OPERA NEWS magazine
Sound Bites spotlights up-and-coming singers and conductors in the world of opera.
by TIMOTHY MANGAN
![]() © Marty Umans |
Caroline Worra is game. Taking the lead role in Long Beach Opera's June production of Handel's Semele, set by director Isabel Milenski in a modern-day Texas of seedy motels and big-money barbecues, the brave soprano set her eyes on Jupiter (Benjamin Brecher in a ten-gallon hat), then sneaked off with him to his parked convertible. To the strains of "Endless Pleasure, Endless Love," the couple got to know each other in the Biblical sense, Worra's silvery rendition of the da capo ornamentation coming across as an expression of her ever-increasing sensual enjoyment.
"It certainly would have been a lot easier to stand there and sing it," Worra says, laughing. But if a director asks, she'll give it a shot. "I try not to say no to anything, because I think it's just my responsibility to figure out how to be able to do it." This attitude extends to the parts she chooses to sing as well, making her repertoire difficult to summarize. More and more, it's both the old and the new - parts such as the mad Jenny in Richard Rodney Bennett's The Mines of Sulphur (recently released on a Chandos recording), Curley's Wife in Carlisle Floyd's Of Mice and Men, Amy in Mark Adamo's Little Women and the title heroines Semele, Arianna and Agrippina. "I think for me it's especially healthy if I can always go back and be singing early music between twentieth-century [works] or between operettas," she says. "Because I think that it always brings it back to make sure that I'm staying on that pure line."
After stints in San Francisco Opera's Merola Opera and Pittsburgh Opera's young artists program, Worra cut her teeth singing small roles and covering big ones at Glimmerglass Opera and New York City Opera. Though she was never asked to go on, the experience of covering honed her work ethic and taught her psychological fortitude. 2006 sees her as Donna Elvira in NYCO's Don Giovanni, as Mabel in Glimmerglass's Pirates of Penzance and in a Weill Hall recital debut (with a fellow University of Missouri alum, tenor Ryan MacPherson).

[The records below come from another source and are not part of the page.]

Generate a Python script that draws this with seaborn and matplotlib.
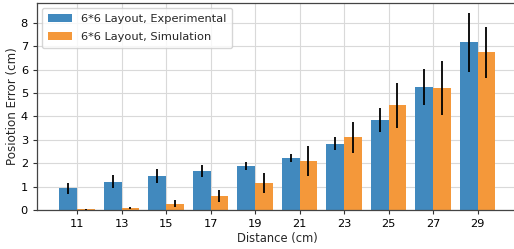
import pandas as pd
import matplotlib
matplotlib.use('Agg')
import matplotlib.pyplot as plt
import seaborn as sns
import numpy as np

# Data
distance = [11, 13, 15, 17, 19, 21, 23, 25, 27, 29]
exp_mean = [0.92, 1.21, 1.47, 1.67, 1.88, 2.22, 2.83, 3.85, 5.24, 7.17]
exp_err = [0.25, 0.27, 0.30, 0.26, 0.17, 0.16, 0.27, 0.50, 0.77, 1.27]
sim_mean = [0.03, 0.09, 0.27, 0.59, 1.15, 2.11, 3.11, 4.47, 5.20, 6.74]
sim_err = [0.02, 0.04, 0.15, 0.26, 0.43, 0.64, 0.67, 0.95, 1.16, 1.10]
labels = ['6*6 Layout, Experimental', '6*6 Layout, Simulation']

df = pd.DataFrame({
    'distance': distance * 2,
    'error': exp_mean + sim_mean,
    'layout': [labels[0]] * len(distance) + [labels[1]] * len(distance),
})

sns.set_style('white')
plt.rcParams['font.family'] = ['DejaVu Sans']
plt.rcParams['font.size'] = 8

fig = plt.figure(figsize=(5.14, 2.49), dpi=100)
ax = fig.add_axes([0.072, 0.157, 0.935, 0.831])

sns.barplot(data=df, x='distance', y='error', hue='layout', native_scale=True,
            palette=['#4189be', '#f4983a'], saturation=1, errorbar=None,
            linewidth=0, ax=ax, zorder=2)

# error bars on top of each bar
x = np.array(distance)
ax.errorbar(x - 0.4, exp_mean, yerr=exp_err, fmt='none', ecolor='black',
            elinewidth=1.3, capsize=0, zorder=3)
ax.errorbar(x + 0.4, sim_mean, yerr=sim_err, fmt='none', ecolor='black',
            elinewidth=1.3, capsize=0, zorder=3)

ax.set_xlim(9.2, 30.8)
ax.set_ylim(0, 8.85)
ax.set_xticks(distance)
ax.set_yticks(range(0, 9))
ax.grid(True, color='#d9d9d9', linewidth=0.8, zorder=0)
ax.set_axisbelow(True)
ax.tick_params(axis='both', which='both', direction='out', length=3, width=0.8,
               colors='#333333', labelcolor='black', labelsize=8.2,
               bottom=True, left=True)
for s in ax.spines.values():
    s.set_color('#444444')
    s.set_linewidth(0.9)

ax.set_xlabel('Distance (cm)', fontsize=8.3, labelpad=2)
ax.set_ylabel('Posiotion Error (cm)', fontsize=8.6, labelpad=1.5)

handles, lbls = ax.get_legend_handles_labels()
ax.legend(handles, lbls, loc='upper left', fontsize=8.2, frameon=True,
          framealpha=0.8, edgecolor='#cccccc', borderaxespad=0.45,
          labelspacing=0.75, handlelength=2.1, borderpad=0.5)

fig.savefig('out.png', dpi=100)
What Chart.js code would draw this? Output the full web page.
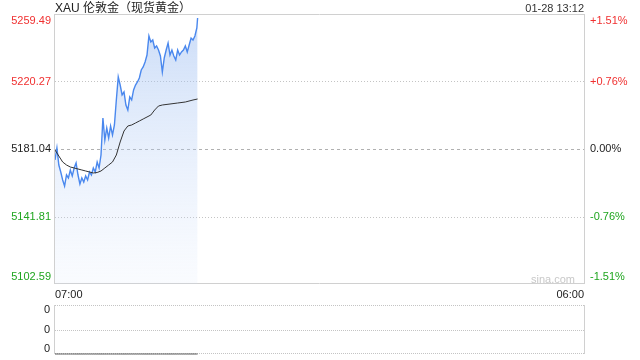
<!DOCTYPE html>
<html><head><meta charset="utf-8">
<script src="https://cdn.jsdelivr.net/npm/chart.js@4/dist/chart.umd.min.js"></script>
<style>
html,body{margin:0;padding:0;background:#fff;width:640px;height:360px;overflow:hidden;font-family:"Liberation Sans",Arial,"Noto Sans CJK SC",sans-serif;}
#wrap{position:relative;width:640px;height:360px;}
#main{position:absolute;left:0;top:0;}
#vol{position:absolute;left:0;top:300px;}
.txt{position:absolute;white-space:nowrap;}
</style></head><body>
<div id="wrap">
<canvas id="main" width="640" height="300"></canvas>
<canvas id="vol" width="640" height="60"></canvas>
<div class="txt" id="title" style="left:55px;top:1px;font-size:12px;line-height:14px;color:#222">XAU 伦敦金（现货黄金）</div>
<div class="txt" id="stamp" style="right:56px;top:1px;font-size:11px;line-height:14px;color:#333">01-28 13:12</div>
<div class="txt" id="wm" style="left:531px;top:273px;font-size:11px;line-height:12px;color:#c8c8c8">sina.com</div>
</div>
<script>
// ---- data (minutes since 07:00) ----
const times = [0,5,10,15,20,25,30,35,40,45,50,55,60,65,70,75,80,85,90,95,100,105,110,115,120,125,130,135,140,145,150,155,160,165,170,175,180,185,190,195,200,205,210,215,220,225,230,235,240,245,250,255,260,265,270,275,280,285,290,295,300,305,310,315,320,325,330,335,340,345,350,355,360,365,370,372];
const prices = [5174.65,5181.62,5171.74,5167.68,5163.03,5159.54,5165.93,5164.19,5168.84,5165.35,5170.00,5172.91,5165.93,5160.70,5164.19,5161.87,5165.35,5163.03,5167.68,5165.93,5170.00,5167.68,5173.49,5170.00,5177.55,5199.06,5186.27,5193.24,5187.43,5194.41,5189.18,5194.99,5209.52,5222.88,5218.23,5212.42,5214.16,5206.61,5203.70,5211.26,5209.52,5215.33,5218.23,5219.98,5222.30,5226.95,5228.69,5231.60,5235.66,5246.71,5243.22,5244.38,5239.73,5240.89,5238.57,5235.08,5225.79,5233.92,5238.57,5242.64,5235.66,5238.57,5235.08,5232.76,5238.57,5235.66,5237.41,5238.57,5240.89,5237.41,5241.48,5245.54,5244.38,5246.71,5251.36,5257.17];
const avgTimes = [0,10,20,30,40,50,60,70,80,90,100,110,120,130,140,150,160,170,180,190,200,210,220,230,240,250,260,270,280,300,320,340,360,372];
const avgPrices = [5180.46,5176.97,5173.49,5171.74,5170.58,5170.00,5169.42,5168.84,5168.26,5167.68,5167.10,5167.39,5168.26,5170.00,5171.74,5173.49,5177.55,5185.11,5191.50,5194.41,5194.99,5196.15,5197.31,5198.47,5199.64,5200.80,5203.70,5206.03,5206.61,5207.19,5207.77,5208.35,5209.52,5210.10];
const volumes = [0,0,0,0,0,0,0,0,0,0,0,0,0,0,0,0,0,0,0,0,0,0,0,0,0,0,0,0,0,0,0,0,0,0,0,0,0,0,0,0,0,0,0,0,0,0,0,0,0,0,0,0,0,0,0,0,0,0,0,0,0,0,0,0,0,0,0,0,0,0,0,0,0,0,0,0];
const priceTicks = [5102.59,5141.81,5181.04,5220.27,5259.49];
const priceLabels = ['5102.59','5141.81','5181.04','5220.27','5259.49'];
const pctLabels = ['-1.51%','-0.76%','0.00%','+0.76%','+1.51%'];
const xTicks = [0,1380];
const xLabels = ['07:00','06:00'];
const volTicks = [0,1,2];
const volLabels = ['0','0','0'];

const FONT = '"Liberation Sans", Arial, sans-serif';
const tickColors = ['#1fa51f','#1fa51f','#222','#f03030','#f03030'];

function edgeLabel(arr, i){
  const last = arr.length-1;
  if(i===last) return ['', arr[i]];
  if(i===0) return [arr[i], ''];
  return arr[i];
}
function noPad(s){ s.paddingTop=0; s.paddingBottom=0; s.paddingLeft=0; s.paddingRight=0; }

function hline(ctx, x1, x2, y, color, dash){
  ctx.save();
  ctx.beginPath();
  ctx.setLineDash(dash);
  ctx.strokeStyle = color; ctx.lineWidth = 1;
  const yy = Math.round(y)+0.5;
  ctx.moveTo(x1, yy); ctx.lineTo(x2, yy); ctx.stroke();
  ctx.restore();
}
function vline(ctx, x, y1, y2, color){
  ctx.save();
  ctx.beginPath();
  ctx.strokeStyle = color; ctx.lineWidth = 1;
  const xx = Math.round(x)-0.5;
  ctx.moveTo(xx, y1); ctx.lineTo(xx, y2); ctx.stroke();
  ctx.restore();
}

const mainGrid = {
  id:'mainGrid',
  beforeDatasetsDraw(chart){
    const {ctx, chartArea:a, scales} = chart;
    const ys = scales.y;
    hline(ctx, a.left, a.right, ys.getPixelForValue(priceTicks[1]), '#c4c4c4', [1,2]);
    hline(ctx, a.left, a.right, ys.getPixelForValue(priceTicks[3]), '#c4c4c4', [1,2]);
    hline(ctx, a.left, a.right, ys.getPixelForValue(priceTicks[2]), '#b0b0b0', [3,3]);
    hline(ctx, a.left, a.right, a.top, '#d0d0d0', []);
    hline(ctx, a.left, a.right, a.bottom-1, '#d0d0d0', []);
    vline(ctx, a.left, a.top, a.bottom, '#d0d0d0');
    vline(ctx, a.right+1, a.top, a.bottom, '#d0d0d0');
  }
};

const volGrid = {
  id:'volGrid',
  beforeDatasetsDraw(chart){
    const {ctx, chartArea:a, scales} = chart;
    const ys = scales.y;
    volTicks.forEach(v => hline(ctx, a.left, a.right, ys.getPixelForValue(v) - (v===0?1:0), '#c4c4c4', [1,1]));
    vline(ctx, a.left, a.top, a.bottom, '#d0d0d0');
    vline(ctx, a.right+1, a.top, a.bottom, '#d0d0d0');
  }
};

new Chart(document.getElementById('main'), {
  type:'line',
  data:{datasets:[
    {label:'均价', data: avgTimes.map((t,i)=>({x:t,y:avgPrices[i]})), borderColor:'#333', borderWidth:1, pointRadius:0, fill:false, tension:0, order:0},
    {label:'价格', data: times.map((t,i)=>({x:t,y:prices[i]})), borderColor:'#4a88ee', borderWidth:1.4, pointRadius:0, tension:0, fill:'start', order:1,
     backgroundColor:(c)=>{
       const a = c.chart.chartArea;
       if(!a) return 'rgba(150,185,240,0.4)';
       const g = c.chart.ctx.createLinearGradient(0,a.top,0,a.bottom);
       g.addColorStop(0,'rgba(150,185,240,0.5)');
       g.addColorStop(1,'rgba(210,225,250,0.12)');
       return g;
     }}
  ]},
  options:{
    responsive:false, animation:false, events:[],
    layout:{padding:{top:14,left:0,right:0,bottom:0}},
    plugins:{legend:{display:false}, tooltip:{enabled:false}},
    scales:{
      x:{type:'linear', min:0, max:1380,
        grid:{display:false, drawTicks:false}, border:{display:false},
        afterBuildTicks:s=>{s.ticks = xTicks.map(v=>({value:v}));},
        afterFit:s=>{s.height=16; noPad(s);},
        ticks:{autoSkip:false, maxRotation:0, align:'inner', padding:4, color:'#222', font:{size:11, family:FONT}, callback:(v,i)=>xLabels[i]}},
      y:{type:'linear', position:'left', min:priceTicks[0], max:priceTicks[priceTicks.length-1],
        grid:{display:false, drawTicks:false}, border:{display:false},
        afterBuildTicks:s=>{s.ticks = priceTicks.map(v=>({value:v}));},
        afterFit:s=>{s.width=55; noPad(s);},
        ticks:{autoSkip:false, padding:4, color:(c)=>tickColors[c.index], font:{size:11, family:FONT, lineHeight:1.3}, callback:(v,i)=>edgeLabel(priceLabels,i)}},
      y1:{type:'linear', position:'right', min:priceTicks[0], max:priceTicks[priceTicks.length-1],
        grid:{display:false, drawTicks:false}, border:{display:false},
        afterBuildTicks:s=>{s.ticks = priceTicks.map(v=>({value:v}));},
        afterFit:s=>{s.width=56; noPad(s);},
        ticks:{autoSkip:false, padding:6, color:(c)=>tickColors[c.index], font:{size:11, family:FONT, lineHeight:1.3}, callback:(v,i)=>edgeLabel(pctLabels,i)}}
    }
  },
  plugins:[mainGrid]
});

new Chart(document.getElementById('vol'), {
  type:'line',
  data:{datasets:[
    {label:'成交量', data: times.map((t,i)=>({x:t,y:volumes[i]})), borderColor:'#555', borderWidth:1, pointRadius:0, fill:false, clip:false}
  ]},
  options:{
    responsive:false, animation:false, events:[],
    layout:{padding:{top:5,left:0,right:56,bottom:6}},
    plugins:{legend:{display:false}, tooltip:{enabled:false}},
    scales:{
      x:{type:'linear', min:0, max:1380, display:false},
      y:{type:'linear', position:'left', min:volTicks[0], max:volTicks[volTicks.length-1],
        grid:{display:false, drawTicks:false}, border:{display:false},
        afterBuildTicks:s=>{s.ticks = volTicks.map(v=>({value:v}));},
        afterFit:s=>{s.width=55; noPad(s);},
        ticks:{autoSkip:false, padding:5, color:'#222', font:{size:11, family:FONT, lineHeight:0.9}, callback:(v,i)=>edgeLabel(volLabels,i)}}
    }
  },
  plugins:[volGrid]
});
</script>
</body></html>
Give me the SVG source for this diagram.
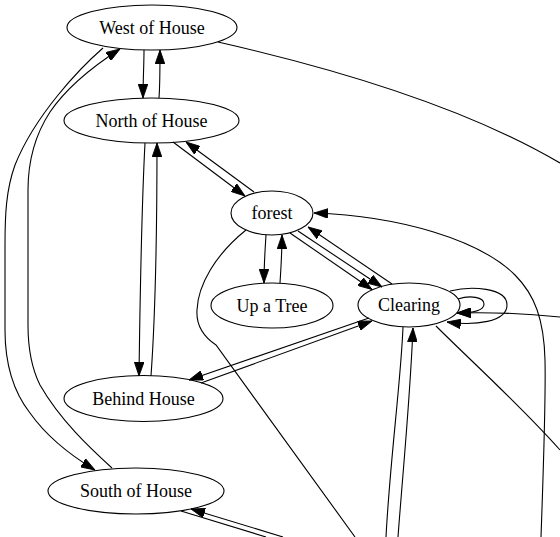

The Wisconsin native, a runner-up in her state beauty contest, intended to be a pianist, and the technique still informs her singing. "When I do lots of fioritura, lots of fast runs, I feel like they're on the piano and I'm just thinking them." She calls a quiet corner in the Bronx home now. The call of regional opera is increasingly taking her away from this idyll, but Worra doesn't mind. She likes the challenges of travel, of unknown companies, new parts and directors asking her to do who-knows-what. "I try to always be a student," she says. "I'm constantly in a state of improving."